Ajiaco is a Colombian potato soup with distinct regional recipes.
Ajiaco santafereño is named after Santa Fé de Bogotá (the former name of Bogotá) capital of Colombia, where it is a cultural mainstay. It typically contains pieces of chicken, large chunks of corn on the cob, two or three kinds of native potatoes (tiny papas criollas that fall apart and thicken the soup, and give the soup its characteristic dark yellow color; the waxy sabanera and/or the soft pastusa), and guasca (Galinsoga parviflora), a weedy, aromatic herb common in all America that lends the dish part of its distinctive flavour.
Giving definition to a “rib-sticking” soup, its emphasis on papas criollas (tiny, buttery, delicious potatoes whose starch acts as the most glorious of thickeners) along with the plethora of shredded chicken and whole chunks of corn on the cob.
The soup is typically served with table cream, capers and avocado all mixed in just before eating in the proportions each individual prefers. Ajiaco is so heavy that it is usually considered a full meal. In Colombian cuisine, this is the most representative dish of Bogotá.

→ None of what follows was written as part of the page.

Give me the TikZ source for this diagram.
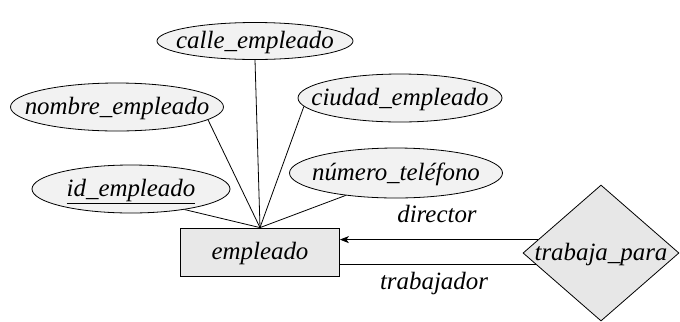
\documentclass[tikz,border=0pt]{standalone}
\usepackage{fontspec}
\setmainfont{Liberation Serif}
\usetikzlibrary{shapes.geometric,arrows.meta}
\newcommand\ctext[1]{\makebox[0pt]{\smash{\raisebox{-0.32em}{#1}}}}
\begin{document}
\begin{tikzpicture}[x=1bp,y=-1bp,
  lbl/.style={font=\fontsize{25}{29}\selectfont\itshape},
  attr/.style={ellipse,draw,fill=gray!10,line width=0.8bp,minimum width=#1,minimum height=48bp,inner sep=0pt,lbl},
  entity/.style={rectangle,draw,fill=gray!18,line width=0.8bp,minimum width=159bp,minimum height=48bp,inner sep=0pt,lbl},
  rel/.style={diamond,draw,fill=gray!19,line width=0.8bp,minimum width=156bp,minimum height=136bp,inner sep=0pt,lbl},
  conn/.style={line width=0.8bp}]
\useasboundingbox (0,0) rectangle (680,321);
\node[attr=196bp,minimum height=37bp] (calle) at (255,41) {\ctext{calle\_empleado}};
\node[attr=213bp] (nombre) at (117,107) {\ctext{nombre\_empleado}};
\node[attr=204bp] (ciudad) at (400,98) {\ctext{ciudad\_empleado}};
\node[attr=213bp,minimum height=50bp] (numero) at (396,173) {\ctext{número\_teléfono}};
\node[attr=198bp] (id) at (131,189) {\ctext{\underline{id\_empleado}}};
\node[entity] (emp) at (260,252) {\ctext{empleado}};
\node[rel] (trab) at (601,253) {\ctext{trabaja\_para}};
\coordinate (top) at (emp.north);
\draw[conn] (calle.south) -- (top);
\draw[conn] (nombre.-8) -- (top);
\draw[conn] (ciudad.185) -- (top);
\draw[conn] (numero.204) -- (top);
\draw[conn] (id.-21) -- (top);
\draw[conn,-{Stealth[length=9bp,width=7bp,inset=2.5bp]}] (trab.168.3) -- (emp.east |- trab.168.3);
\draw[conn] (trab.190.6) -- (emp.east |- trab.190.6);
\node[lbl] (dir) at (437,214) {director};
\node[lbl] (trj) at (434,284) {trabajador};
\end{tikzpicture}
\end{document}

Soups called ajiaco can be found in other regions of Latin America, though some share almost nothing with the traditional bogotano recipe apart from the name. The name is likely derivative of the word ají, a Taíno word for “hot pepper” which has become generalized in South American Spanish (equivalent to chile in Mexican Spanish). Though the modern Colombian ajiaco contains no ají, it is probably derived from spicier indigenous dishes.